Building Effective Communication Skills - For Couples
Effective communication is the foundation on which any healthy relationship is built. In this email, we will discuss Active Listening and “I” Statements, and the role each plays in your therapy. We have also included an easy listening exercise you can try with your partner.
Active Listening
Listening to your partner is one of the best ways to build trust in a relationship.
To actively listen is to place your full attention on the person speaking. As your partner expresses their feelings, you may feel the urge to reply or justify your side of the argument. Do your best to listen to what they are actually saying, and try to see things from their perspective, instead of using that time to pre-build your replies in your head.

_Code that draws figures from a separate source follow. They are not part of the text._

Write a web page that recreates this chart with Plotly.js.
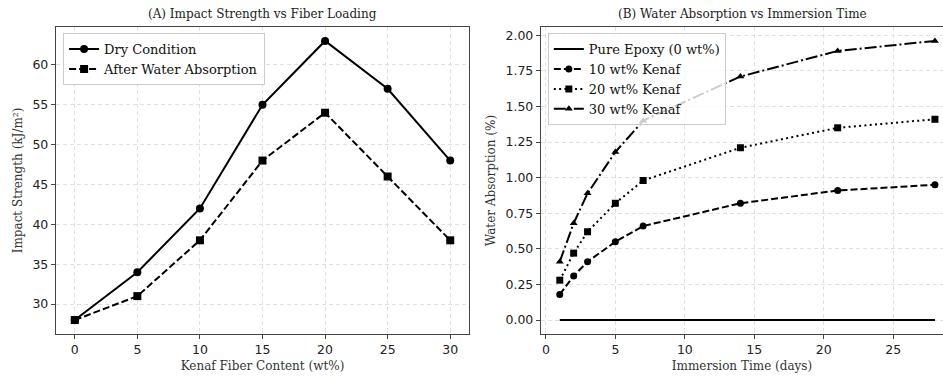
<!DOCTYPE html>
<html>
<head>
<meta charset="utf-8">
<script src="https://cdn.plot.ly/plotly-3.0.1.min.js"></script>
<style>html,body{margin:0;padding:0;background:#fff;}#chart{width:943px;height:377px;}</style>
</head>
<body>
<div id="chart"></div>
<script>
// Panel A data
const fiberContent = [0, 5, 10, 15, 20, 25, 30];
const dryImpact = [28, 34, 42, 55, 63, 57, 48];
const wetImpact = [28, 31, 38, 48, 54, 46, 38];
// Panel B data
const immersionDays = [1, 2, 3, 5, 7, 14, 21, 28];
const pureEpoxy = [0, 0, 0, 0, 0, 0, 0, 0];
const kenaf10 = [0.18, 0.31, 0.41, 0.55, 0.66, 0.82, 0.91, 0.95];
const kenaf20 = [0.28, 0.47, 0.62, 0.82, 0.98, 1.21, 1.35, 1.41];
const kenaf30 = [0.41, 0.68, 0.89, 1.18, 1.40, 1.71, 1.89, 1.96];
const xTicksA = [0, 5, 10, 15, 20, 25, 30];
const yTicksA = [30, 35, 40, 45, 50, 55, 60];
const xTicksB = [0, 5, 10, 15, 20, 25];
const yTicksB = [0, 0.25, 0.5, 0.75, 1.0, 1.25, 1.5, 1.75, 2.0];

const serif = '"DejaVu Serif", serif';
const sans = '"DejaVu Sans", sans-serif';
const lw = 2;
const dashed = '7px,3px';
const dotted = '2px,3.3px';
const dashdot = '12px,3px,2px,3px';

const traces = [
  {x: fiberContent, y: dryImpact, name: 'Dry Condition', mode: 'lines+markers',
   line: {color: '#000', width: lw}, marker: {symbol: 'circle', size: 8, color: '#000'},
   xaxis: 'x', yaxis: 'y', legend: 'legend'},
  {x: fiberContent, y: wetImpact, name: 'After Water Absorption', mode: 'lines+markers',
   line: {color: '#000', width: lw, dash: dashed}, marker: {symbol: 'square', size: 8, color: '#000'},
   xaxis: 'x', yaxis: 'y', legend: 'legend'},
  {x: immersionDays, y: pureEpoxy, name: 'Pure Epoxy (0 wt%)', mode: 'lines',
   line: {color: '#000', width: lw}, xaxis: 'x2', yaxis: 'y2', legend: 'legend2'},
  {x: immersionDays, y: kenaf10, name: '10 wt% Kenaf', mode: 'lines+markers',
   line: {color: '#000', width: lw, dash: dashed}, marker: {symbol: 'circle', size: 7, color: '#000'},
   xaxis: 'x2', yaxis: 'y2', legend: 'legend2'},
  {x: immersionDays, y: kenaf20, name: '20 wt% Kenaf', mode: 'lines+markers',
   line: {color: '#000', width: lw, dash: dotted}, marker: {symbol: 'square', size: 7, color: '#000'},
   xaxis: 'x2', yaxis: 'y2', legend: 'legend2'},
  {x: immersionDays, y: kenaf30, name: '30 wt% Kenaf', mode: 'lines+markers',
   line: {color: '#000', width: lw, dash: dashdot}, marker: {symbol: 'triangle-up', size: 7, color: '#000'},
   xaxis: 'x2', yaxis: 'y2', legend: 'legend2'}
];

const axisCommon = {
  showline: true, mirror: true, linecolor: '#444', linewidth: 1.2,
  ticks: 'outside', ticklen: 4, tickcolor: '#444',
  showgrid: true, gridcolor: '#e0e0e0', griddash: '4px,3px', gridwidth: 1,
  zeroline: false, tickfont: {family: sans, size: 12.5, color: '#222'}
};

const titleFont = {family: serif, size: 12, color: '#333'};

const legendCommon = {
  bgcolor: 'rgba(255,255,255,0.8)', bordercolor: '#cccccc', borderwidth: 1,
  font: {family: serif, size: 13, color: '#111'}, xanchor: 'left', yanchor: 'top',
  tracegroupgap: 0, itemwidth: 30
};

const layout = {
  width: 943, height: 377,
  margin: {l: 56, r: 0, t: 27, b: 43},
  paper_bgcolor: '#fff', plot_bgcolor: '#fff',
  showlegend: true,
  xaxis: Object.assign({}, axisCommon, {domain: [0, 0.4656], range: [-1.5, 31.5],
    tickvals: xTicksA, anchor: 'y',
    title: {text: 'Kenaf Fiber Content (wt%)', font: titleFont, standoff: 5}}),
  yaxis: Object.assign({}, axisCommon, {range: [26.25, 64.75], tickvals: yTicksA, anchor: 'x',
    title: {text: 'Impact Strength (kJ/m²)', font: titleFont, standoff: 7}}),
  xaxis2: Object.assign({}, axisCommon, {domain: [0.5468, 1], range: [-0.35, 28.58],
    tickvals: xTicksB, anchor: 'y2',
    title: {text: 'Immersion Time (days)', font: titleFont, standoff: 5}}),
  yaxis2: Object.assign({}, axisCommon, {range: [-0.098, 2.058], tickvals: yTicksB, anchor: 'x2',
    tickformat: '.2f',
    title: {text: 'Water Absorption (%)', font: titleFont, standoff: 7}}),
  legend: Object.assign({}, legendCommon, {x: 0.008, y: 0.98, xref: 'paper', yref: 'paper'}),
  legend2: Object.assign({}, legendCommon, {x: 0.5545, y: 0.98, xref: 'paper', yref: 'paper'}),
  annotations: [
    {text: '(A) Impact Strength vs Fiber Loading', x: 0.2328, y: 1, xref: 'paper', yref: 'paper',
     xanchor: 'center', yanchor: 'bottom', yshift: 4, showarrow: false,
     font: {family: serif, size: 12, color: '#222'}},
    {text: '(B) Water Absorption vs Immersion Time', x: 0.7734, y: 1, xref: 'paper', yref: 'paper',
     xanchor: 'center', yanchor: 'bottom', yshift: 4, showarrow: false,
     font: {family: serif, size: 12, color: '#222'}}
  ]
};

Plotly.newPlot('chart', traces, layout, {displayModeBar: false, staticPlot: true});
</script>
</body>
</html>
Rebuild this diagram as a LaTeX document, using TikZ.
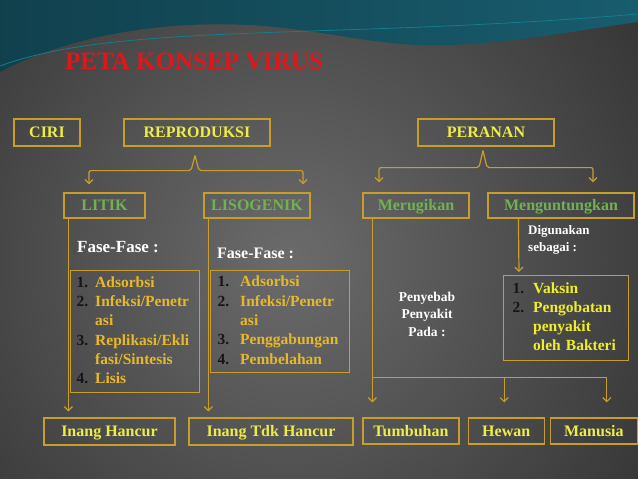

Even setting aside a few minutes a week to actively listen can make an enormous impact on your relationship. Listening fosters empathy and understanding, and creates a safe space where you can both communicate honestly and effectively.
Using “I” Statements
When used appropriately, “I” statements can be an excellent way to present your thoughts and feelings to your partner.
One of the most important aspects of “I” statements is that you are taking ownership of what you are saying. You are not blaming others, or bringing others’ opinions, and social pressures, into the conversation. Everything you say comes from your own heart and mind.
Here are some ways to use “I” statements in your conversations:
Rather than ‘Things are awful right now’, try ‘I am feeling this way about this situation.’
Rather than ‘We need to talk about this’, say ‘I would like to address a particular concern with you’.
Rather than ‘You’re not giving me what I need to be happy’, rephrase your request as ‘I need your response to feel heard and appreciated’.
There are, however, circumstances in which an “I” statement may not be appropriate, such as when discussing your partner’s needs or your needs as a couple. Please speak with a couples therapist if you have any questions regarding when and where “I” statements work best.
A Couples Exercise to Try
Find a quiet, private space where you feel physically and emotionally comfortable. It can be a bedroom, a living room, or even across the kitchen table.
Silence your smartphones, turn off any screens, and remove any distractions from your safe space.
Set a timer and choose which partner will go first. Once the timer starts, one person speaks while the other actively listens. This means doing your best to maintain eye contact and remain present in the conversation.
When the timer is finished, allow your partner to finish their thought, and then reset the timer. Now it’s your turn to speak. Keep your topics focused on the concern at hand. Use “I” statements where appropriate, and do your best to avoid laying blame. Speak from the heart, and be honest.
When you have both had a chance to speak, you can reset the timer and continue, or take a break so you can each process everything on your own.
By making this exercise a part of your ongoing relationship, you may notice a visible difference in how you communicate, and begin to gain a better understanding of your partner’s needs - and your own.